Start with one, when you're cantering around without holding on or flopping around try the other.


----------



## NorthernMama (Mar 12, 2008)

Dancing -- the OP already rides western so english is the add-on. The OP isn't trying both new off the bat.

I think it's a great idea. I have never taken lessons (I'd love too though), but I rode both English and Western for a couple of years. Eventually, I swung to Western and stayed there. The Crosby is up for sale!


----------



## SorrelHorse (Apr 9, 2009)

I ride and show both. Not as often as I used to since I'm mainly focusing on barrel racing now, but I find it a wonderful thing for both you and your horse to try new things and keep it "fresh".

Besides, both disciplines require the same amount of horsemanship and sense.


----------



## waresbear (Jun 18, 2011)

I ride both, show in both, take lessons in both, although I do prefer English, I would never give up riding Western.


----------



## TheBayArabian (Jul 15, 2012)

Ok, thanks for your comments! It has motivated me to look into it more and see if there is any place close to me that I can take english riding lessons (the place I take my western lessons only does western).


----------



## DoubleS (Jun 11, 2012)

I'm a western rider. Always have been, probably always will be. However, I decided to take up riding English a little on the side, because it looks good to have an all around horse and to be an all around rider.
That being said, I can't BELIEVE how much my own Western equitation has improved just by riding English, too. Many Western riders like me develop a nasty chair seat among other bad habits which riding English totally helps. English riding completely helped my balance and alignment in my Western saddle, not to mention my heels :lol:. 
I'm not saying either one is better, but one definitely helps the other. I think EVERY rider at least should know how ride both. You should definitely take lessons in both!


----------



## SilverPanda (Apr 9, 2012)

Piggybacking off of this thread...if I've been in training with a horse for WP, will it throw him off and/or delay our training if every once in a while we ride English? No jumping, just basics.


----------



## equiniphile (Aug 16, 2009)

I ride and show everything from reining to eventing to hunters to pleasure. It's a great idea to develop further as a rider.

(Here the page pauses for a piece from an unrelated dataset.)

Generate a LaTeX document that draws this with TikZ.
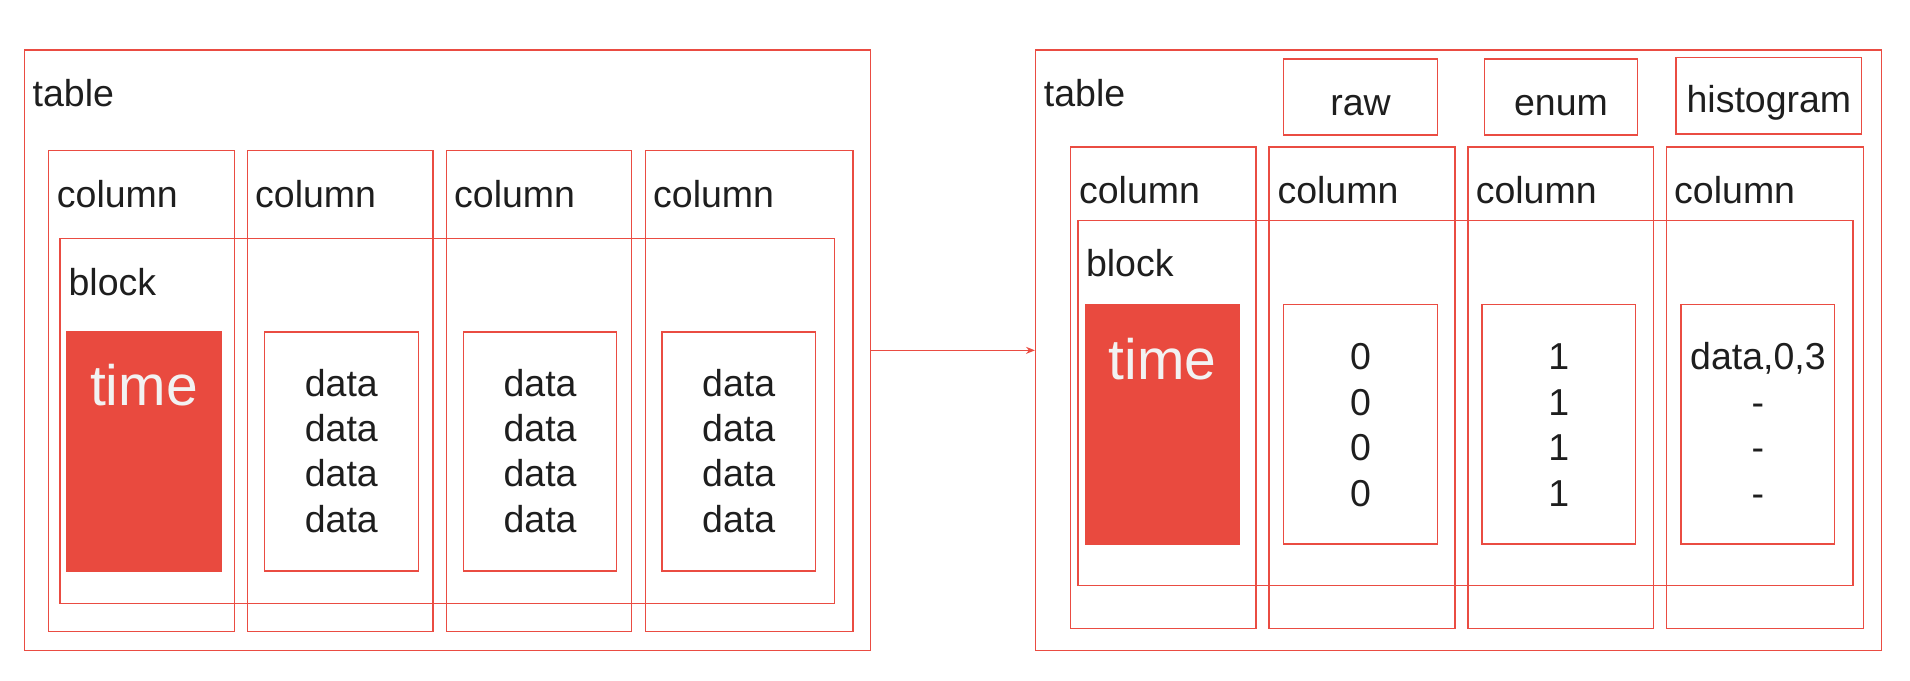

Silver Panda, I don't see a problem with it. It will be a good opportunity to teach him to extend his gaits and be a more versatile horse.


----------



## cowgirl4753 (Aug 3, 2012)

I was an avid team proper and cutter/Reiner, I then got a job at a dressage barn and started riding there. The dressage made a world of difference to my seat and learned cool things that I now pass through to all my horses. I reccomend it 100% both have there strong suits and learning new things is never a bad thing when it comes to horses!
_Posted via Mobile Device_


----------



## HighstepperLove (Aug 6, 2012)

Absolutely do both! I think you can learn a lot from both. I started my first lessons on jumpers at 5/6 years old, then moved to Saddlebreds and rode saddleseat pleasure and equitation from about 8 until I was in college. I rode western at camps in the summer time and then broke my last horse before the one now in both western and saddleseat. My horse now is broke western.. I'm seriously considering throwing a saddleseat saddle on her and teaching her both. I think it's great to learn different disciplines and techniques!!! Makes for a more rounded horseman.. and horse.


----------



## luv my horse hinke (Aug 7, 2012)

good idea


----------